WHAT YOU SHOULD DO: Leaving out every picture, quote the data below exactly as it appears.

INFORMATION SUPPLIED:
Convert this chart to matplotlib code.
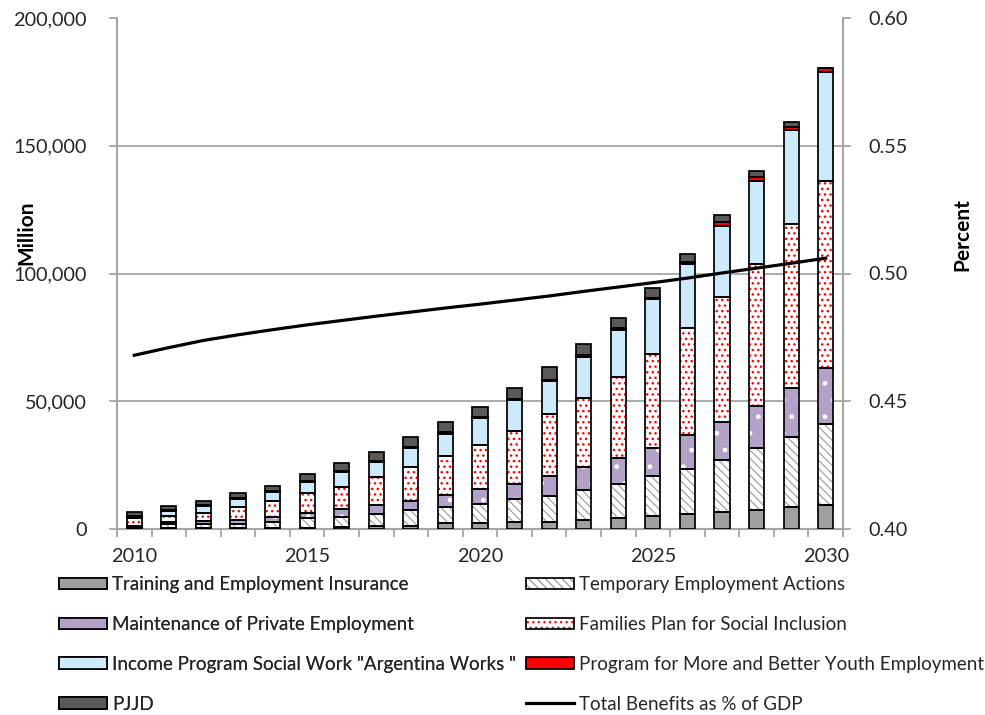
import matplotlib
matplotlib.use("Agg")
import matplotlib.pyplot as plt
from matplotlib.patches import Patch
from matplotlib.lines import Line2D
from matplotlib.ticker import FuncFormatter, FixedLocator
import numpy as np

plt.rcParams['font.family'] = ['Lato', 'DejaVu Sans']
plt.rcParams['hatch.linewidth'] = 0.9

# ---- data (million, and percent of GDP) ----
years = list(range(2010, 2031))
training = [100, 200, 200, 300, 400, 400, 600, 1300, 1300, 2200, 2500,
            2900, 2900, 3500, 4200, 5100, 5900, 6500, 7400, 8700, 9400]
temporary = [100, 1800, 1800, 1700, 2500, 4000, 4000, 4400, 6000, 6400, 7200,
             8800, 10100, 11800, 13400, 15600, 17500, 20500, 24200, 27200, 31600]
maintenance = [1100, 700, 1200, 1500, 1900, 2000, 3200, 3700, 3700, 4600, 5800,
               5800, 7600, 8800, 10300, 10900, 13400, 14800, 16700, 19200, 22100]
families = [2900, 2200, 3200, 5200, 6200, 7600, 8800, 11100, 13100, 15400, 17400,
            20700, 24300, 27300, 31700, 36900, 41700, 48900, 55400, 64300, 73200]
income = [400, 2000, 2600, 2900, 3500, 4400, 5600, 5800, 7500, 8700, 10400,
          12300, 13000, 16000, 18300, 21400, 25200, 27900, 32600, 36800, 42700]
youth = [500, 500, 500, 500, 500, 500, 500, 500, 500, 500, 500,
         500, 600, 600, 600, 700, 900, 1400, 1400, 1000, 1500]
pjjd = [1400, 1600, 1500, 2100, 1800, 2600, 3000, 3500, 4000, 4200, 4100,
        4300, 5000, 4400, 4000, 3600, 2900, 3000, 2400, 2200, 0]
gdp_share = [0.468, 0.471, 0.4738, 0.476, 0.478, 0.4799, 0.4816, 0.4833, 0.4849, 0.4865,
             0.488, 0.4896, 0.4912, 0.493, 0.4947, 0.4964, 0.4982, 0.5002, 0.5021, 0.504, 0.506]

labels = ["Training and Employment Insurance",
          "Temporary Employment Actions",
          "Maintenance of Private Employment",
          "Families Plan for Social Inclusion",
          'Income Program Social Work "Argentina Works "',
          "Program for More and Better Youth Employment",
          "PJJD"]
line_label = "Total Benefits as % of GDP"

# fill colour, hatch pattern, hatch colour, hatch width
styles = [
    ('#a0a0a0', None, None, None),
    ('white', '\\\\\\\\', '#9a9a9a', 0.8),
    ('#b3a2c7', '.', 'white', 1.0),
    ('white', '...', '#ff0000', 1.0),
    ('#cdeafb', None, None, None),
    ('#ff0000', None, None, None),
    ('#595959', None, None, None),
]
values = [training, temporary, maintenance, families, income, youth, pjjd]

W, H = 985, 715
fig = plt.figure(figsize=(W / 100, H / 100), dpi=100)
ax = fig.add_axes([117 / W, 186 / H, 726 / W, 511 / H])

x = np.arange(len(years))
width = 0.44
bottom = np.zeros(len(years))
edge_lw = 1.25
handles = []


def set_hlw(artists, lw):
    for a in artists:
        try:
            a.set_hatch_linewidth(lw)
        except AttributeError:
            pass


for vals, (fc, hatch, hc, hlw) in zip(values, styles):
    v = np.array(vals, dtype=float)
    ax.bar(x, v, width, bottom=bottom, color=fc, edgecolor='none', linewidth=0, zorder=2)
    parts = [Patch(facecolor=fc, edgecolor='none', linewidth=0)]
    if hatch:
        hb = ax.bar(x, v, width, bottom=bottom, color='none', edgecolor=hc,
                    linewidth=0, hatch=hatch, zorder=3)
        set_hlw(hb.patches, hlw)
        hp = Patch(facecolor='none', edgecolor=hc, linewidth=0, hatch=hatch)
        set_hlw([hp], hlw)
        parts.append(hp)
    ax.bar(x, v, width, bottom=bottom, color='none', edgecolor='black',
           linewidth=edge_lw, zorder=4)
    parts.append(Patch(facecolor='none', edgecolor='black', linewidth=edge_lw))
    handles.append(tuple(parts))
    bottom = bottom + v

grid_c = '#a6a6a6'
ax.set_xlim(-0.5, len(years) - 0.5)
ax.set_ylim(0, 200000)
ax.set_yticks(np.arange(0, 200001, 50000))
ax.yaxis.set_major_formatter(FuncFormatter(lambda v, p: f"{v:,.0f}"))
ax.grid(axis='y', color=grid_c, linewidth=1.3, zorder=0)
ax.set_axisbelow(True)
ax.get_ygridlines()[-1].set_visible(False)
ax.get_ygridlines()[0].set_visible(False)

tick_fs = 14.3
txt_c = '#262626'
ax.set_xticks(x[::5])
ax.set_xticklabels([str(y) for y in years[::5]])
ax.xaxis.set_minor_locator(FixedLocator(np.arange(-0.5, len(years), 1.0)))
ax.tick_params(axis='x', which='major', length=0, pad=14, labelsize=tick_fs, labelcolor=txt_c)
ax.tick_params(axis='x', which='minor', length=6, width=1.3, color=grid_c, direction='out')
ax.tick_params(axis='y', which='major', length=6, width=1.3, color=grid_c, direction='out',
               pad=16, labelsize=tick_fs, labelcolor=txt_c)

for s in ['top', 'right']:
    ax.spines[s].set_visible(False)
for s in ['left', 'bottom']:
    ax.spines[s].set_color(grid_c)
    ax.spines[s].set_linewidth(1.5)

ax2 = ax.twinx()
ax2.plot(x, gdp_share, color='black', linewidth=2.3, zorder=5)
ax2.set_ylim(0.40, 0.60)
ax2.set_yticks(np.arange(0.40, 0.601, 0.05))
ax2.yaxis.set_major_formatter(FuncFormatter(lambda v, p: f"{v:.2f}"))
ax2.tick_params(axis='y', which='major', length=6, width=1.3, color=grid_c, direction='out',
                pad=12, labelsize=tick_fs, labelcolor=txt_c)
for s in ['top', 'left', 'bottom']:
    ax2.spines[s].set_visible(False)
ax2.spines['right'].set_color(grid_c)
ax2.spines['right'].set_linewidth(1.5)

fig.text(26 / W, 1 - 233 / H, 'Million', rotation=90, ha='center', va='center',
         fontsize=15, fontweight='bold', color='black')
fig.text(962 / W, 1 - 235 / H, 'Percent', rotation=90, ha='center', va='center',
         fontsize=15, fontweight='bold', color='black')

line_handle = Line2D([0], [0], color='black', linewidth=2.3)
leg_kw = dict(frameon=False, fontsize=13.5, handlelength=2.55, handleheight=0.55,
              handletextpad=0.28, labelspacing=1.22, borderpad=0, borderaxespad=0,
              loc='upper left', labelcolor=txt_c)
left_idx = [0, 2, 4, 6]
right_idx = [1, 3, 5]
leg1 = fig.legend([handles[i] for i in left_idx], [labels[i] for i in left_idx],
                  bbox_to_anchor=(59 / W, 1 - 576 / H), **leg_kw)
fig.add_artist(leg1)
fig.legend([handles[i] for i in right_idx] + [line_handle],
           [labels[i] for i in right_idx] + [line_label],
           bbox_to_anchor=(526 / W, 1 - 576 / H), **leg_kw)

fig.savefig('out.png', dpi=100)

WRITTEN SOLUTION:
Convert this chart to matplotlib code.
import matplotlib
matplotlib.use("Agg")
import matplotlib.pyplot as plt
from matplotlib.patches import Patch
from matplotlib.lines import Line2D
from matplotlib.ticker import FuncFormatter, FixedLocator
import numpy as np

plt.rcParams['font.family'] = ['Lato', 'DejaVu Sans']
plt.rcParams['hatch.linewidth'] = 0.9

# ---- data (million, and percent of GDP) ----
years = list(range(2010, 2031))
training = [100, 200, 200, 300, 400, 400, 600, 1300, 1300, 2200, 2500,
            2900, 2900, 3500, 4200, 5100, 5900, 6500, 7400, 8700, 9400]
temporary = [100, 1800, 1800, 1700, 2500, 4000, 4000, 4400, 6000, 6400, 7200,
             8800, 10100, 11800, 13400, 15600, 17500, 20500, 24200, 27200, 31600]
maintenance = [1100, 700, 1200, 1500, 1900, 2000, 3200, 3700, 3700, 4600, 5800,
               5800, 7600, 8800, 10300, 10900, 13400, 14800, 16700, 19200, 22100]
families = [2900, 2200, 3200, 5200, 6200, 7600, 8800, 11100, 13100, 15400, 17400,
            20700, 24300, 27300, 31700, 36900, 41700, 48900, 55400, 64300, 73200]
income = [400, 2000, 2600, 2900, 3500, 4400, 5600, 5800, 7500, 8700, 10400,
          12300, 13000, 16000, 18300, 21400, 25200, 27900, 32600, 36800, 42700]
youth = [500, 500, 500, 500, 500, 500, 500, 500, 500, 500, 500,
         500, 600, 600, 600, 700, 900, 1400, 1400, 1000, 1500]
pjjd = [1400, 1600, 1500, 2100, 1800, 2600, 3000, 3500, 4000, 4200, 4100,
        4300, 5000, 4400, 4000, 3600, 2900, 3000, 2400, 2200, 0]
gdp_share = [0.468, 0.471, 0.4738, 0.476, 0.478, 0.4799, 0.4816, 0.4833, 0.4849, 0.4865,
             0.488, 0.4896, 0.4912, 0.493, 0.4947, 0.4964, 0.4982, 0.5002, 0.5021, 0.504, 0.506]

labels = ["Training and Employment Insurance",
          "Temporary Employment Actions",
          "Maintenance of Private Employment",
          "Families Plan for Social Inclusion",
          'Income Program Social Work "Argentina Works "',
          "Program for More and Better Youth Employment",
          "PJJD"]
line_label = "Total Benefits as % of GDP"

# fill colour, hatch pattern, hatch colour, hatch width
styles = [
    ('#a0a0a0', None, None, None),
    ('white', '\\\\\\\\', '#9a9a9a', 0.8),
    ('#b3a2c7', '.', 'white', 1.0),
    ('white', '...', '#ff0000', 1.0),
    ('#cdeafb', None, None, None),
    ('#ff0000', None, None, None),
    ('#595959', None, None, None),
]
values = [training, temporary, maintenance, families, income, youth, pjjd]

W, H = 985, 715
fig = plt.figure(figsize=(W / 100, H / 100), dpi=100)
ax = fig.add_axes([117 / W, 186 / H, 726 / W, 511 / H])

x = np.arange(len(years))
width = 0.44
bottom = np.zeros(len(years))
edge_lw = 1.25
handles = []


def set_hlw(artists, lw):
    for a in artists:
        try:
            a.set_hatch_linewidth(lw)
        except AttributeError:
            pass


for vals, (fc, hatch, hc, hlw) in zip(values, styles):
    v = np.array(vals, dtype=float)
    ax.bar(x, v, width, bottom=bottom, color=fc, edgecolor='none', linewidth=0, zorder=2)
    parts = [Patch(facecolor=fc, edgecolor='none', linewidth=0)]
    if hatch:
        hb = ax.bar(x, v, width, bottom=bottom, color='none', edgecolor=hc,
                    linewidth=0, hatch=hatch, zorder=3)
        set_hlw(hb.patches, hlw)
        hp = Patch(facecolor='none', edgecolor=hc, linewidth=0, hatch=hatch)
        set_hlw([hp], hlw)
        parts.append(hp)
    ax.bar(x, v, width, bottom=bottom, color='none', edgecolor='black',
           linewidth=edge_lw, zorder=4)
    parts.append(Patch(facecolor='none', edgecolor='black', linewidth=edge_lw))
    handles.append(tuple(parts))
    bottom = bottom + v

grid_c = '#a6a6a6'
ax.set_xlim(-0.5, len(years) - 0.5)
ax.set_ylim(0, 200000)
ax.set_yticks(np.arange(0, 200001, 50000))
ax.yaxis.set_major_formatter(FuncFormatter(lambda v, p: f"{v:,.0f}"))
ax.grid(axis='y', color=grid_c, linewidth=1.3, zorder=0)
ax.set_axisbelow(True)
ax.get_ygridlines()[-1].set_visible(False)
ax.get_ygridlines()[0].set_visible(False)

tick_fs = 14.3
txt_c = '#262626'
ax.set_xticks(x[::5])
ax.set_xticklabels([str(y) for y in years[::5]])
ax.xaxis.set_minor_locator(FixedLocator(np.arange(-0.5, len(years), 1.0)))
ax.tick_params(axis='x', which='major', length=0, pad=14, labelsize=tick_fs, labelcolor=txt_c)
ax.tick_params(axis='x', which='minor', length=6, width=1.3, color=grid_c, direction='out')
ax.tick_params(axis='y', which='major', length=6, width=1.3, color=grid_c, direction='out',
               pad=16, labelsize=tick_fs, labelcolor=txt_c)

for s in ['top', 'right']:
    ax.spines[s].set_visible(False)
for s in ['left', 'bottom']:
    ax.spines[s].set_color(grid_c)
    ax.spines[s].set_linewidth(1.5)

ax2 = ax.twinx()
ax2.plot(x, gdp_share, color='black', linewidth=2.3, zorder=5)
ax2.set_ylim(0.40, 0.60)
ax2.set_yticks(np.arange(0.40, 0.601, 0.05))
ax2.yaxis.set_major_formatter(FuncFormatter(lambda v, p: f"{v:.2f}"))
ax2.tick_params(axis='y', which='major', length=6, width=1.3, color=grid_c, direction='out',
                pad=12, labelsize=tick_fs, labelcolor=txt_c)
for s in ['top', 'left', 'bottom']:
    ax2.spines[s].set_visible(False)
ax2.spines['right'].set_color(grid_c)
ax2.spines['right'].set_linewidth(1.5)

fig.text(26 / W, 1 - 233 / H, 'Million', rotation=90, ha='center', va='center',
         fontsize=15, fontweight='bold', color='black')
fig.text(962 / W, 1 - 235 / H, 'Percent', rotation=90, ha='center', va='center',
         fontsize=15, fontweight='bold', color='black')

line_handle = Line2D([0], [0], color='black', linewidth=2.3)
leg_kw = dict(frameon=False, fontsize=13.5, handlelength=2.55, handleheight=0.55,
              handletextpad=0.28, labelspacing=1.22, borderpad=0, borderaxespad=0,
              loc='upper left', labelcolor=txt_c)
left_idx = [0, 2, 4, 6]
right_idx = [1, 3, 5]
leg1 = fig.legend([handles[i] for i in left_idx], [labels[i] for i in left_idx],
                  bbox_to_anchor=(59 / W, 1 - 576 / H), **leg_kw)
fig.add_artist(leg1)
fig.legend([handles[i] for i in right_idx] + [line_handle],
           [labels[i] for i in right_idx] + [line_label],
           bbox_to_anchor=(526 / W, 1 - 576 / H), **leg_kw)

fig.savefig('out.png', dpi=100)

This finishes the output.